[Task to carry out] Without the images, write out all of the following entries exactly.
** Begin Material supplied **
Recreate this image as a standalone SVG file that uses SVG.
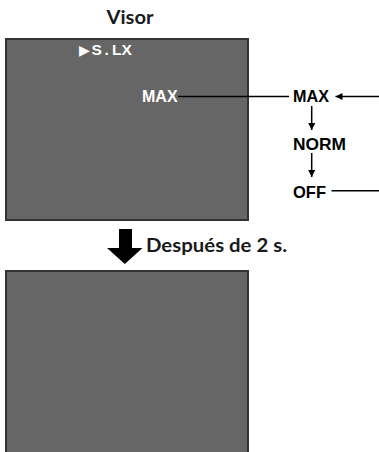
<svg xmlns="http://www.w3.org/2000/svg" width="379" height="452" viewBox="0 0 379 452">
<defs>
<style>
.screen{fill:#666666;stroke:#333333;stroke-width:2}
.title{font-family:"Lato","Open Sans",sans-serif;font-weight:bold;font-size:18px;fill:#1a1a1a}
.lbl{font-family:"Liberation Sans",Arial,sans-serif;font-weight:bold;font-size:16.5px;fill:#000}
.osd{font-family:"Liberation Sans","DejaVu Sans",sans-serif;font-weight:bold;font-size:16px;fill:#ffffff}
.ln{stroke:#000;stroke-width:1.5;fill:none}
</style>
<marker id="ah" viewBox="0 0 10 10" refX="10" refY="5" markerWidth="9" markerHeight="7" markerUnits="userSpaceOnUse" orient="auto">
<path d="M0,0 L10,5 L0,10 z" fill="#000"/>
</marker>
</defs>
<rect width="379" height="452" fill="#fff"/>
<text class="title" x="130" y="24" text-anchor="middle" textLength="47" lengthAdjust="spacingAndGlyphs">Visor</text>
<g id="screen-top">
<rect class="screen" x="6" y="39" width="242" height="181"/>
<text class="osd" x="79" y="54.5" style="font-size:15.5px"><tspan style="font-size:14px">▶</tspan><tspan x="91.5">S</tspan><tspan x="104.5">.</tspan><tspan x="112">LX</tspan></text>
<text id="osd-max" class="osd" x="142" y="102">MAX</text>
</g>
<g id="opt-max"><text class="lbl" x="293" y="101.5" textLength="36" lengthAdjust="spacingAndGlyphs">MAX</text></g>
<g id="opt-norm"><text class="lbl" x="293" y="150" textLength="53" lengthAdjust="spacingAndGlyphs">NORM</text></g>
<g id="opt-off"><text class="lbl" x="293" y="197.5" textLength="33" lengthAdjust="spacingAndGlyphs">OFF</text></g>
<g id="connectors">
<line class="ln" x1="178" y1="96.5" x2="289" y2="96.5"/>
<line class="ln" x1="379" y1="96.5" x2="335.5" y2="96.5" marker-end="url(#ah)"/>
<line class="ln" x1="311.7" y1="106" x2="311.7" y2="130" marker-end="url(#ah)"/>
<line class="ln" x1="311.7" y1="153" x2="311.7" y2="177" marker-end="url(#ah)"/>
<line class="ln" x1="331.5" y1="190.7" x2="379" y2="190.7"/>
</g>
<g id="big-arrow">
<polygon points="119,229 132,229 132,248 142.5,248 124.8,264 107,248 119,248" fill="#000"/>
</g>
<text class="title" x="146" y="252" textLength="141" lengthAdjust="spacingAndGlyphs">Después de 2 s.</text>
<g id="screen-bottom">
<rect class="screen" x="6" y="271" width="242" height="200"/>
</g>
</svg>
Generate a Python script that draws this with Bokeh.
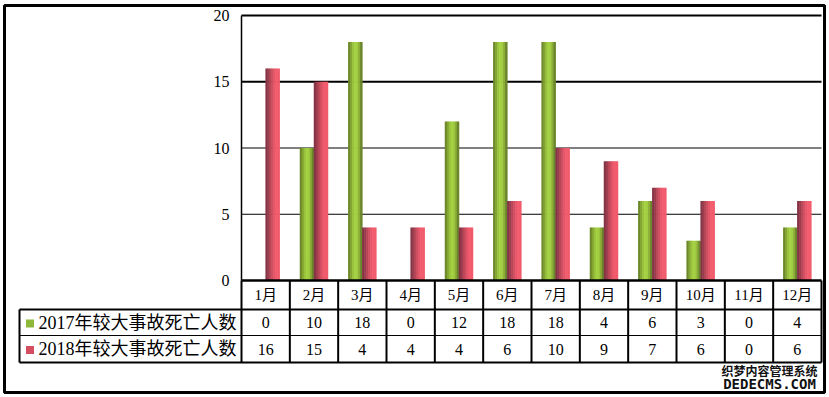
** End Material supplied **
[Exercise response]
Recreate this image as a standalone SVG file that uses SVG.
<svg xmlns="http://www.w3.org/2000/svg" width="379" height="452" viewBox="0 0 379 452">
<defs>
<style>
.screen{fill:#666666;stroke:#333333;stroke-width:2}
.title{font-family:"Lato","Open Sans",sans-serif;font-weight:bold;font-size:18px;fill:#1a1a1a}
.lbl{font-family:"Liberation Sans",Arial,sans-serif;font-weight:bold;font-size:16.5px;fill:#000}
.osd{font-family:"Liberation Sans","DejaVu Sans",sans-serif;font-weight:bold;font-size:16px;fill:#ffffff}
.ln{stroke:#000;stroke-width:1.5;fill:none}
</style>
<marker id="ah" viewBox="0 0 10 10" refX="10" refY="5" markerWidth="9" markerHeight="7" markerUnits="userSpaceOnUse" orient="auto">
<path d="M0,0 L10,5 L0,10 z" fill="#000"/>
</marker>
</defs>
<rect width="379" height="452" fill="#fff"/>
<text class="title" x="130" y="24" text-anchor="middle" textLength="47" lengthAdjust="spacingAndGlyphs">Visor</text>
<g id="screen-top">
<rect class="screen" x="6" y="39" width="242" height="181"/>
<text class="osd" x="79" y="54.5" style="font-size:15.5px"><tspan style="font-size:14px">▶</tspan><tspan x="91.5">S</tspan><tspan x="104.5">.</tspan><tspan x="112">LX</tspan></text>
<text id="osd-max" class="osd" x="142" y="102">MAX</text>
</g>
<g id="opt-max"><text class="lbl" x="293" y="101.5" textLength="36" lengthAdjust="spacingAndGlyphs">MAX</text></g>
<g id="opt-norm"><text class="lbl" x="293" y="150" textLength="53" lengthAdjust="spacingAndGlyphs">NORM</text></g>
<g id="opt-off"><text class="lbl" x="293" y="197.5" textLength="33" lengthAdjust="spacingAndGlyphs">OFF</text></g>
<g id="connectors">
<line class="ln" x1="178" y1="96.5" x2="289" y2="96.5"/>
<line class="ln" x1="379" y1="96.5" x2="335.5" y2="96.5" marker-end="url(#ah)"/>
<line class="ln" x1="311.7" y1="106" x2="311.7" y2="130" marker-end="url(#ah)"/>
<line class="ln" x1="311.7" y1="153" x2="311.7" y2="177" marker-end="url(#ah)"/>
<line class="ln" x1="331.5" y1="190.7" x2="379" y2="190.7"/>
</g>
<g id="big-arrow">
<polygon points="119,229 132,229 132,248 142.5,248 124.8,264 107,248 119,248" fill="#000"/>
</g>
<text class="title" x="146" y="252" textLength="141" lengthAdjust="spacingAndGlyphs">Después de 2 s.</text>
<g id="screen-bottom">
<rect class="screen" x="6" y="271" width="242" height="200"/>
</g>
</svg>
Generate a Python script that draws this with Bokeh.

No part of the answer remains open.